Indiana Department of Environmental Management

Agency overview
- Formed: 1 July 1986
- Jurisdiction: State of Indiana
- Website: https://www.in.gov/idem/

= Indiana Department of Environmental Management =

State government agency in Indiana

The Indiana Department of Environmental Management (IDEM) is the agency of the U.S. state of Indiana charged with protecting the environment and human health. There are many offices within IDEM and each has a specific role in environmental protection.
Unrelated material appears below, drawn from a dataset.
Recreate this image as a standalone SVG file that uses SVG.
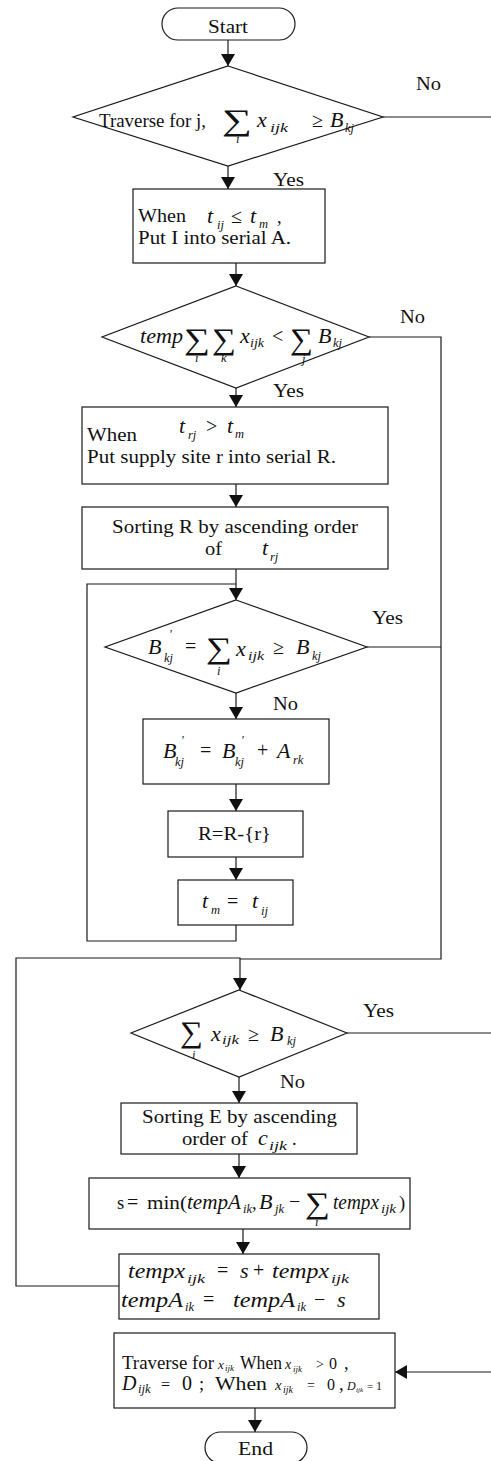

According to the department's website, their mission is "to implement federal and state regulations to protect human health and the environment while allowing the environmentally sound operations of industrial, agricultural, commercial and government activities vital to a prosperous economy"

== History ==

The Indiana Department of Environmental Management was created with an act passed by the Indiana General Assembly and signed into law by Governor Robert D. Orr in 1985. This act moved pollution control efforts (Indiana Air Pollution Control Board, Indiana Stream Pollution Control Board and the Indiana Environmental Management Board) from the Indiana State Department of Health to the new agency on July 1, 1986.

== Organization ==

At the top of the organization is the Commissioner (presently Clint Woods), who reports directly to the Governor of Indiana. In addition to overseeing the department, the director also serves on an autonomous board known as the Environmental Rules Board, consisting of both government officials and citizen members, which meets monthly to address issues pertaining to environmental rules development as prescribed by state statute.

Beneath the Commissioner, there are four Assistant Commissioners and Chief of Staff and General Counsel, each of whom is responsible for a team under which many of the department's offices are organized.

In 2026 Indiana Governor, Mike Braun, signed a bill that deregulated the department, changing many of its responsibilities from required ("shall") to optional ("may").